UPDATE: Illinois House postpones veto override vote on budget

By Gary Scott on July 5, 2017 at 10:48am

Illinois has been without a state budget since 2015, and the wait goes on after no action was taken by the House at today’s session.

Members of the Illinois House of Representatives met for less than a half-hour today before adjourning without votes to override Governor Rauner’s budget-deal veto.

The House did schedule a session for tomorrow, which is expected to feature votes to override Rauner’s veto of the budget deal. Local State Representative C.D. Davidsmeyer informs WLDS/WEAI News that there were only 54 of Illinois’ 118 state representatives present yesterday, and only 58 at the Capitol today, thus prompting the delayed vote.

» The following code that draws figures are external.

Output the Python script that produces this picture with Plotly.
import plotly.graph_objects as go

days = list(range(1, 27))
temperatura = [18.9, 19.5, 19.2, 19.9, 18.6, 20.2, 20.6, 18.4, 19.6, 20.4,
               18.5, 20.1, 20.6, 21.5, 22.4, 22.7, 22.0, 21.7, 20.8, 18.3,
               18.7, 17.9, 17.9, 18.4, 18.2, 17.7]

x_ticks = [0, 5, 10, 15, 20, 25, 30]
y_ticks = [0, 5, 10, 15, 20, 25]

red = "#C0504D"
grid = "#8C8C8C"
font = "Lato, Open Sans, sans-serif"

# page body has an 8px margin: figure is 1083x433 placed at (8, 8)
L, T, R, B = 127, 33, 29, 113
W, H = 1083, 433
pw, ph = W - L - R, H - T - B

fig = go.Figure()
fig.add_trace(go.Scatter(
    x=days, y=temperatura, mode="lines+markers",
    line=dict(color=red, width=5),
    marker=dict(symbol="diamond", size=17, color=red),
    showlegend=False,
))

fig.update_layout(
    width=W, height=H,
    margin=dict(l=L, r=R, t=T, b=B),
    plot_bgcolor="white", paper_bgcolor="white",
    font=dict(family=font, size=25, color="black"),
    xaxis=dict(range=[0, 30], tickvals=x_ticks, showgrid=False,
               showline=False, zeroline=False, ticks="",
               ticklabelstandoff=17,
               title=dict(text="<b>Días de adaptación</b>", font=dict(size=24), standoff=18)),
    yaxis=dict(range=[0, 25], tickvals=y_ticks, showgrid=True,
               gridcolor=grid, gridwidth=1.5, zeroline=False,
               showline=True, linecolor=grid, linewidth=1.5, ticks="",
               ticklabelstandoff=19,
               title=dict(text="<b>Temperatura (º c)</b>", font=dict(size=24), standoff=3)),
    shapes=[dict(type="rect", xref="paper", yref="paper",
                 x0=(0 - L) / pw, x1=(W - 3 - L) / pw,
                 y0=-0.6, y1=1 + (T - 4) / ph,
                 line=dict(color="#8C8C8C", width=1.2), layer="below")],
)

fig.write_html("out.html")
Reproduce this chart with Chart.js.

On Monday, the House took a significant step towards ending the country’s longest-running state budget impasse by approving a $5 billion dollar tax increase Rauner vetoed a legislation package yesterday that would raise the state income tax by $5 billion in order to finance the $36 billion budget plan.

The House’s initial vote on the tax hike passed 72-45, giving it one vote more than the required number to override a veto from the Governor. And as reported previously, fifteen of those 72 “yes” votes came from minority House Republicans, one of which being Representative Davidsmeyer.

In the wake of Sunday’s vote, Davidsmeyer expressed his reasoning behind voting “yes,” saying that while he is opposed to the idea of a tax increase, the reality is that Illinois has to pay its bills.